Fomentar el espíritu de mortificación: mortificación interior. Seria, sacrificada, constante. El detenerse interiormente en problemas personales no es sólo una pérdida de tiempo. A veces manifiesta una insidiosa concupiscencia de uno mismo, mucho más difícil de arrancar que los pensamientos de impureza, en cuanto que cuesta más admitir su existencia o reconocer su mala raíz. Ese pensar en uno mismo es, por lo menos, fuente de desamor y de numerosas omisiones en el servicio de las almas.

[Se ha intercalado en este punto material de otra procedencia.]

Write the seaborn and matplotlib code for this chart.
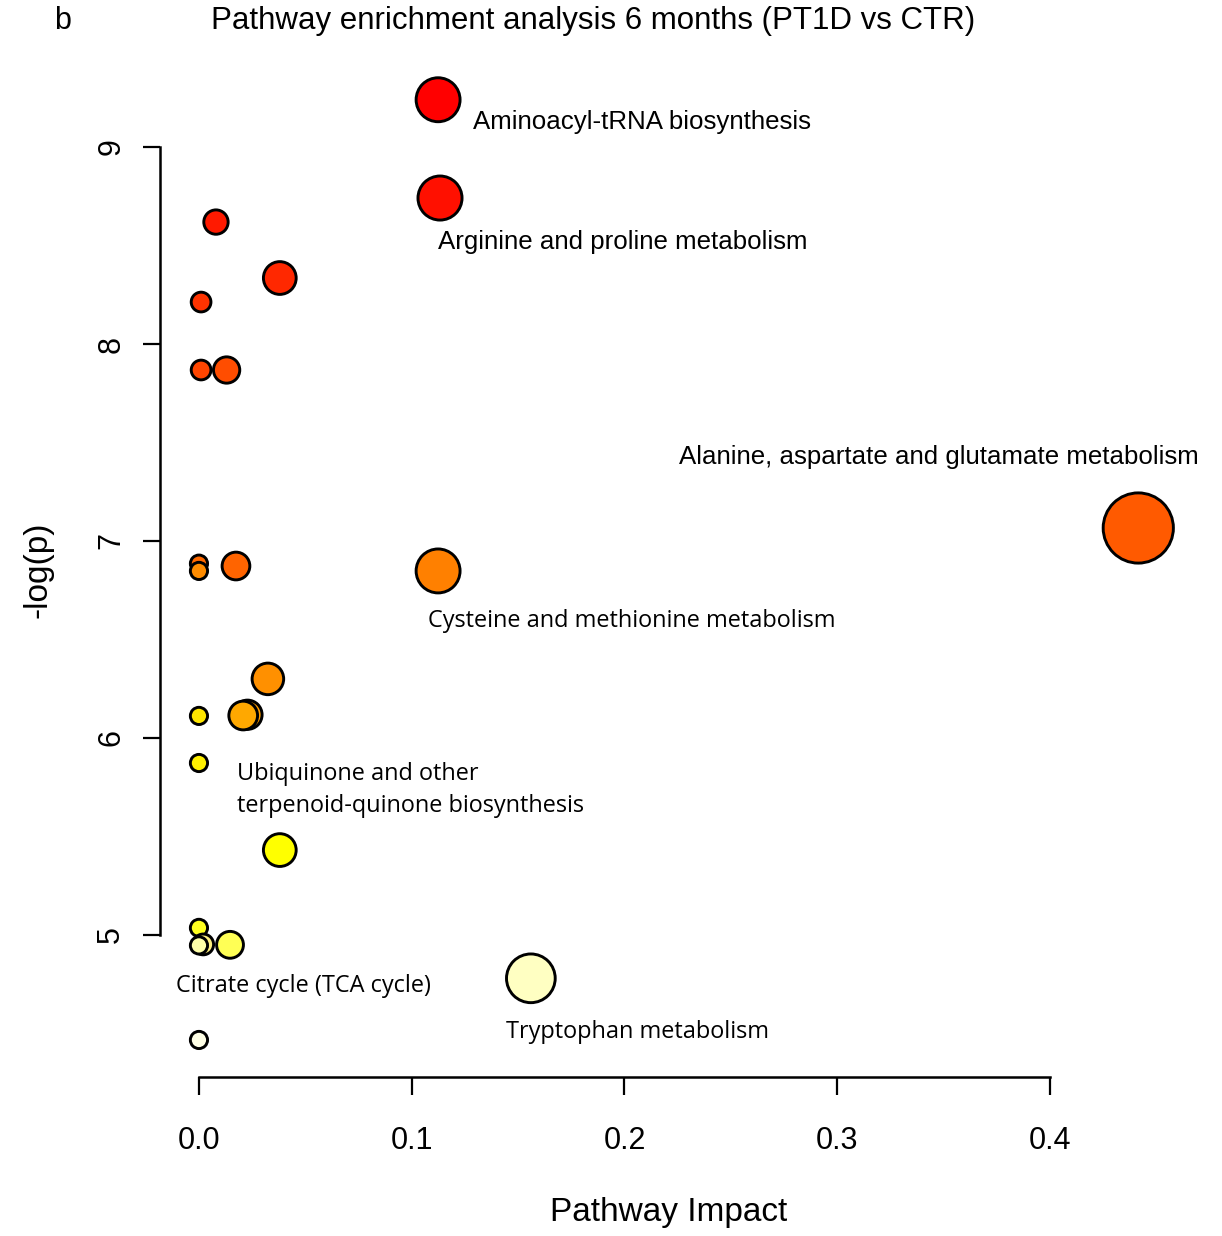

Si no se ataja el egoísmo, el amor propio desemboca en una forma de hipocresía tanto más difícil de desenmascarar, cuanto que todo lo cubre bajo una aparente rectitud.

Pensamientos que parecen buenos –si sirvo, si soy eficaz, si me estoy haciendo santo, si no puedo con mis miserias…- en la medida en que no llevan a mejorar y son ocasión de pensar en uno mismo sin desembocar en el Señor, hay que entenderlos como una tentación diabólica.

Insisto: pongo como remedio de todos los problemas personales, el olvidarse de uno mismo, para preocuparse de los demás por Dios. Así se va por los caminos de la tierra, construyendo los caminos del Señor (San Josemaría, meditación 20-I-1933).